Date Security Exercise Price Code Shares A/D Expiration Underlying Ownership
2025-07-31 Series C Convertible Preferred Stock $ C 748046 Disposed Common Stock (748046) Indirect
2025-07-31 Series D Convertible Preferred Stock $ C 98958 Disposed Common Stock (98958) Indirect
2025-07-31 Series E Convertible Preferred Stock $ C 22594 Disposed Common Stock (23294) Indirect
2025-07-31 Series F Convertible Preferred Stock $ C 171064 Disposed Common Stock (194618) Indirect

Footnotes

F1: The Series C Convertible Preferred Stock and Series D Convertible Preferred Stock automatically converted into Common Stock on a one-for-one basis immediately prior to the closing of the Issuer's initial public offering of common stock and had no expiration date.

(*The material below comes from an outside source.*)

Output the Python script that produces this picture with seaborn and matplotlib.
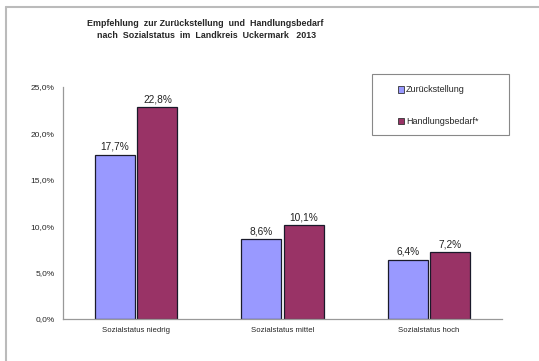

F2: All shares are held for convenience in the name of "KPCB Holdings, Inc., as nominee" for the accounts of such individuals and entities. The managing member of Kleiner Perkins Caufield & Byers XVI, LLC ("KPCB XVI") and KPCB XVI Founders Fund, LLC ("KPCB XVI Founders") is KPCB XVI Associates, LLC ("KPCB XVI Associates"). L. John Doerr, Beth Seidenberg, Randy Komisar, Theodore E. Schlein, and Wen Hsieh, the managing members of KPCB XVI Associates, exercise shared voting and dispositive control over the shares held by KPCB XVI and KPCB XVI Founders. Such managing members disclaim beneficial ownership of all shares held by KPCB XVI and KPCB XVI Founders except to the extent of their pecuniary interest therein.

F3: Consists of 723,286 shares of Series C Convertible Preferred Stock held by KPCB XVI that automatically converted into 723,286 shares of Common Stock, and 24,760 shares of Series C Convertible Preferred Stock held by KPCB XVI Founders that automatically converted into 24,760 shares of Common Stock.

F4: Consists of 95,683 shares of Series D Convertible Preferred Stock held by KPCB XVI that automatically converted into 95,683 shares of Common Stock, and 3,275 shares of Series D Convertible Preferred Stock held by KPCB XVI Founders that automatically converted into 3,275 shares of Common Stock.

F5: The Series E Convertible Preferred Stock automatically converted immediately prior to the closing of the Issuer's initial public offering and had no expiration date. 22,594 outstanding shares of Series E Convertible Preferred Stock automatically converted into 23,294 shares of Common Stock.

F6: Consists of 21,846 shares of Series E Convertible Preferred Stock held by KPCB XVI that automatically converted into 22,523 shares of Common Stock, and 748 shares of Series E Convertible Preferred Stock held by KPCB XVI Founders that automatically converted into 771 shares of Common Stock.

F7: The Series F Convertible Preferred Stock automatically converted immediately prior to the closing of the Issuer's initial public offering and had no expiration date. 171,064 outstanding shares of Series F Convertible Preferred Stock automatically converted into 194,618 shares of Common Stock.

F8: Consists of 165,402 shares of Series F Convertible Preferred Stock held by KPCB XVI that automatically converted into 188,177 shares of Common Stock, and 5,662 shares of Series F Convertible Preferred Stock held by KPCB XVI Founders that automatically converted into 6,441 shares of Common Stock.